The office has been around since the mid-1970s, according to a former employee who spoke on condition of anonymity because NELO's activities are secret. NELO operates under different names: it's also known as the Navy's Office of Special Projects and its San Diego location is called the Navy Regional Plant Equipment Office.
None of those names is listed in the U.S. Government Manual, the official compilation of federal departments, agencies and offices. A man who answered the phone at NELO's Arlington office refused to give his name or the agency's address, suggesting it may be classified.

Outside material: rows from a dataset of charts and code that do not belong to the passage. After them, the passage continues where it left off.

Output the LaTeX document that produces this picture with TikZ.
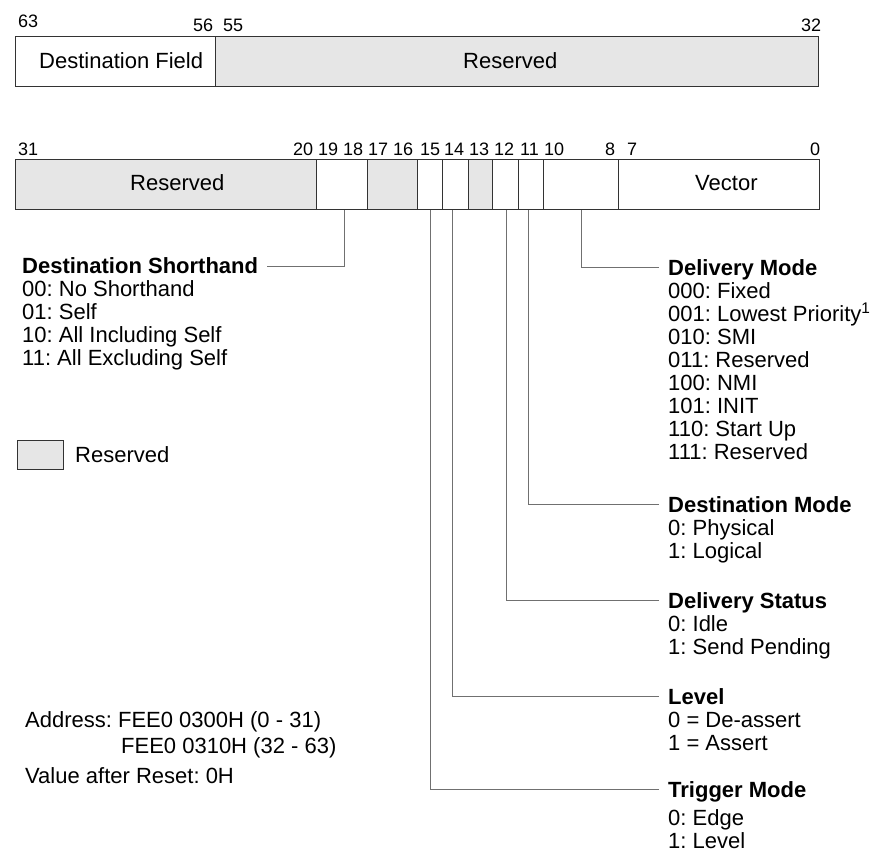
\documentclass[tikz,border=0pt]{standalone}
\usepackage{fontspec}
\setmainfont{Liberation Sans}
\definecolor{resgray}{HTML}{E6E6E6}
\definecolor{boxline}{HTML}{333333}
\definecolor{linegray}{HTML}{707070}
\begin{document}
\frenchspacing
\begin{tikzpicture}[x=1pt,y=-1pt,
  field/.style={draw=boxline, line width=1pt, inner sep=0pt, anchor=north west, minimum height=50pt},
  res/.style={field, fill=resgray},
  bitnum/.style={anchor=base west, inner sep=0pt, font=\fontsize{18}{20}\selectfont},
  lab/.style={anchor=base west, inner sep=0pt, font=\frenchspacing\fontsize{22}{23}\selectfont},
  head/.style={anchor=base west, inner sep=0pt, font=\frenchspacing\bfseries\fontsize{22}{23}\selectfont},
  body/.style={anchor=base west, inner sep=0pt, font=\frenchspacing\fontsize{22}{23}\selectfont},
  conn/.style={draw=linegray, line width=1pt}]
\useasboundingbox (0,0) rectangle (878,867);

% ---- upper register (bits 63-32)
\node[field, minimum width=200pt] (fdest) at (15,36) {};
\node[res, minimum width=603pt] (fres63) at (215,36) {};
\node[lab] (tdest) at (39,68) {Destination Field};
\node[lab] (tres63) at (463,69) {Reserved};
\node[bitnum] (n63) at (18,28) {63};
\node[bitnum] (n56) at (193,32) {56};
\node[bitnum] (n55) at (223,32) {55};
\node[bitnum] (n32) at (801,32) {32};

% ---- lower register (bits 31-0)
\node[res, minimum width=301pt] (fres31) at (15,159) {};
\node[field, minimum width=51pt] (f1918) at (316,159) {};
\node[res, minimum width=50pt] (f1716) at (367,159) {};
\node[field, minimum width=25pt] (f15) at (417,159) {};
\node[field, minimum width=26pt] (f14) at (442,159) {};
\node[res, minimum width=24pt] (f13) at (468,159) {};
\node[field, minimum width=26pt] (f12) at (492,159) {};
\node[field, minimum width=25pt] (f11) at (518,159) {};
\node[field, minimum width=75pt] (f108) at (543,159) {};
\node[field, minimum width=201pt] (f70) at (618,159) {};
\node[lab] (tres31) at (130,190) {Reserved};
\node[lab] (tvec) at (695,190) {Vector};

\node[bitnum] (n31) at (18,155) {31};
\node[bitnum] (n20) at (293,155) {20};
\node[bitnum] (n19) at (318,155) {19};
\node[bitnum] (n18) at (343,155) {18};
\node[bitnum] (n17) at (368,155) {17};
\node[bitnum] (n16) at (393,155) {16};
\node[bitnum] (n15) at (420,155) {15};
\node[bitnum] (n14) at (444,155) {14};
\node[bitnum] (n13) at (469,155) {13};
\node[bitnum] (n12) at (494,155) {12};
\node[bitnum] (n11) at (520,155) {11};
\node[bitnum] (n10) at (544,155) {10};
\node[bitnum] (n8) at (605,155) {8};
\node[bitnum] (n7) at (627,155) {7};
\node[bitnum] (n0) at (810,155) {0};

% ---- Destination Shorthand
\node[head] (hds) at (22,273) {Destination Shorthand};
\foreach \t [count=\i] in {00: No Shorthand, 01: Self, 10: All Including Self, 11: All Excluding Self}
  \node[body] (ds\i) at (22,273+23*\i) {\t};
\draw[conn] ([xshift=9pt,yshift=7pt]hds.base east) -| ([xshift=2.5pt]f1918.south);

% ---- Delivery Mode
\node[head] (hdm) at (668,275) {Delivery Mode};
\foreach \t [count=\i] in {000: Fixed, 001: Lowest Priority\textsuperscript{1}, 010: SMI, 011: Reserved, 100: NMI, 101: INIT, 110: Start Up, 111: Reserved}
  \node[body] (dm\i) at (668,275+23*\i) {\t};
\draw[conn] ([xshift=-9pt,yshift=8pt]hdm.base west) -| (f108.south);

% ---- Destination Mode
\node[head] (hdst) at (668,512) {Destination Mode};
\foreach \t [count=\i] in {0: Physical, 1: Logical}
  \node[body] (dst\i) at (668,512+23*\i) {\t};
\draw[conn] ([xshift=-9pt,yshift=8pt]hdst.base west) -| ([xshift=-2.5pt]f11.south);

% ---- Delivery Status
\node[head] (hdls) at (668,608) {Delivery Status};
\foreach \t [count=\i] in {0: Idle, 1: Send Pending}
  \node[body] (dls\i) at (668,608+23*\i) {\t};
\draw[conn] ([xshift=-9pt,yshift=8pt]hdls.base west) -| ([xshift=1pt]f12.south);

% ---- Level
\node[head] (hlev) at (668,704) {Level};
\foreach \t [count=\i] in {0 = De-assert, 1 = Assert}
  \node[body] (lev\i) at (668,704+23*\i) {\t};
\draw[conn] ([xshift=-9pt,yshift=8pt]hlev.base west) -| ([xshift=-3pt]f14.south);

% ---- Trigger Mode
\node[head] (htm) at (668,797) {Trigger Mode};
\node[body] (tm1) at (668,825) {0: Edge};
\node[body] (tm2) at (668,848) {1: Level};
\draw[conn] ([xshift=-9pt,yshift=8pt]htm.base west) -| (f15.south);

% ---- legend
\node[res, minimum width=46pt, minimum height=29pt] (legbox) at (17,440) {};
\node[lab] (legtxt) at (75,462) {Reserved};

% ---- address
\node[lab] (addr1) at (25,727) {Address: FEE0 0300H (0 - 31)};
\node[lab] (addr2) at (121,753) {FEE0 0310H (32 - 63)};
\node[lab] (reset) at (25,783) {Value after Reset: 0H};
\end{tikzpicture}
\end{document}
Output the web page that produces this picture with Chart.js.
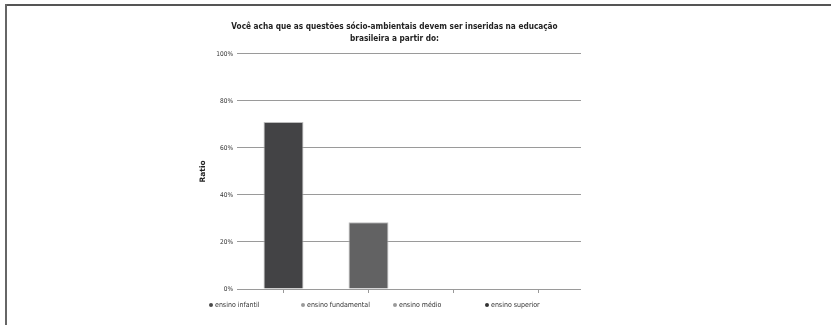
<!DOCTYPE html>
<html>
<head>
<meta charset="utf-8">
<script src="https://cdn.jsdelivr.net/npm/chart.js@4"></script>
<style>
  html, body { margin: 0; padding: 0; background: #fff; }
  .frame { position: absolute; left: 0; top: 0; width: 831px; height: 325px; overflow: hidden; }
  .frame:before { content: ""; position: absolute; left: 5px; top: 4px; right: 0; height: 2px; background: #555; }
  .frame:after { content: ""; position: absolute; left: 5px; top: 4px; width: 2px; bottom: 0; background: #666; }
  canvas { position: absolute; left: 0; top: 0; }
  .legend { position: absolute; top: 299px; left: 209px; font: 7px "DejaVu Sans Condensed", "DejaVu Sans", sans-serif; font-stretch: condensed; color: #333; }
  .legend span { position: absolute; white-space: nowrap; line-height: 12px; }
  .legend i { display: inline-block; width: 4px; height: 4px; border-radius: 50%; margin-right: 2px; vertical-align: 0px; }
</style>
</head>
<body>
<div class="frame">
  <canvas id="myChart" width="831" height="325"></canvas>
  <div class="legend" id="legend"></div>
</div>
<script>
// categories and values (share of answers)
const categories = ["ensino infantil", "ensino fundamental", "ensino médio", "ensino superior"];
const ratios = [71.0, 28.4, 0, 0];
const yTicks = [0, 20, 40, 60, 80, 100];

const barColors = ["#434345", "#626263", "#7d7d7d", "#3a3a3a"];
const legendColors = ["#4a4a4a", "#9a9a9a", "#9a9a9a", "#333333"];

const condensed = "'DejaVu Sans Condensed', 'DejaVu Sans', sans-serif";
const myChart = document.getElementById("myChart");

new Chart(myChart, {
    type: "bar",
    data: {
        labels: categories,
        datasets: [
            {
                label: "Ratio",
                data: ratios,
                backgroundColor: barColors,
                borderColor: "#bdbdbd",
                borderWidth: 1,
                barPercentage: 0.47,
                categoryPercentage: 1,
            },
        ],
    },
    options: {
        responsive: false,
        animation: false,
        layout: {
            padding: { left: 208, right: 250, top: 0, bottom: 32 },
        },
        plugins: {
            legend: { display: false },
            tooltip: { enabled: false },
            title: {
                display: true,
                text: ["Você acha que as questões sócio-ambientais devem ser inseridas na educação", "brasileira a partir do:"],
                color: "#222",
                font: { family: condensed, size: 8.2, weight: "bold", lineHeight: 1.46 },
                padding: { top: 21, bottom: 9 },
            },
        },
        scales: {
            x: {
                grid: { offset: false, drawOnChartArea: false, tickLength: 4, color: "#999" },
                border: { display: false },
                ticks: { display: false },
            },
            y: {
                min: 0,
                max: 100,
                afterBuildTicks: (axis) => { axis.ticks = yTicks.map((v) => ({ value: v })); },
                afterFit: (axis) => { axis.width = 33; },
                grid: { color: "#9a9a9a", tickLength: 4 },
                border: { display: false },
                ticks: {
                    color: "#333",
                    padding: 4,
                    font: { family: condensed, size: 6.5 },
                    callback: (v) => v + "%",
                },
                title: {
                    display: true,
                    text: "Ratio",
                    color: "#222",
                    padding: { top: -9.5, bottom: 0 },
                    font: { family: "DejaVu Sans", size: 7.5, weight: "bold" },
                },
            },
        },
    },
});

// legend in fixed columns like the original
const legendX = [0, 92, 184, 276];
const legend = document.getElementById("legend");
categories.forEach((name, i) => {
    const s = document.createElement("span");
    s.style.left = legendX[i] + "px";
    s.innerHTML = '<i style="background:' + legendColors[i] + '"></i>' + name;
    legend.appendChild(s);
});
</script>
</body>
</html>
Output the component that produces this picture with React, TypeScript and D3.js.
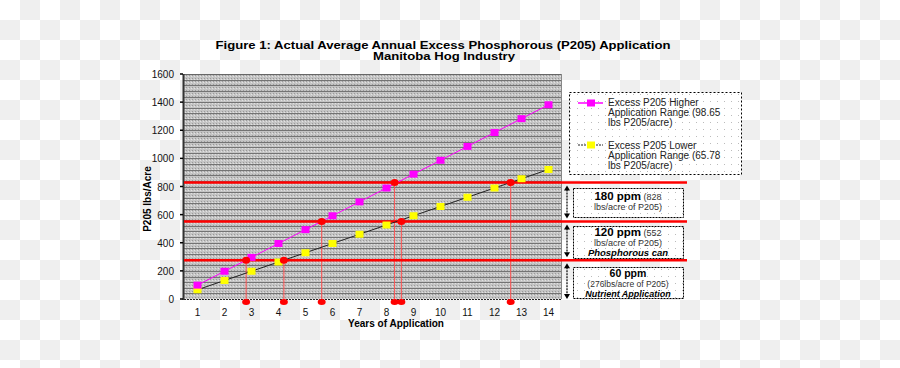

In court documents filed in the case of a fired Office of Special Projects whistleblower, government attorneys described the agency's principal function as "the conduct of foreign intelligence or counterintelligence activities."
The AP learned of the airplane contracts through a Freedom of Information Act request that focused on a different subject -- permits granted to all 10 aviation companies that let them land at any Navy base worldwide.
The permits list planes operated by the companies and a contract number issued by NELO. The numbers provide some details about the contracts, including when they were issued, but do not say when they expire. In the documents the AP reviewed, contracts were issued in 2001 and 2002 and were cited on landing permits issued in 2004. The NELO contract numbers also appear on permits issued in 2003 and 2004 that allowed seven of the companies to buy fuel at military bases worldwide.
The permits list 31 planes under NELO contract other than the two Gulfstreams. They include a small Cessna; three huge Lockheed Hercules cargo planes; a Gulfstream 1159a; a Lear Jet 35A; a DC-3; two Boeing 737s; and a 53-passenger DeHavilland DH-8 photographed by plane spotters in Afghanistan.
Ownership of the planes is shielded behind a maze of paperwork and elusive executives.
James J. Kershaw is listed as president of three of the companies, located in Massachusetts, Tennessee and North Carolina. Two other companies share the same vice president, Colleen Bornt. Extensive public record searches could not locate either of them.
Record searches also failed to turn up information on Leonard T. Bayard, whose firm bought Premier Executive Transport Services' Gulfstream. The address of Bayard's firm is the Portland, Ore., office of attorney Scott Caplan.
Asked if his client is a real person, Caplan replied: "No comment."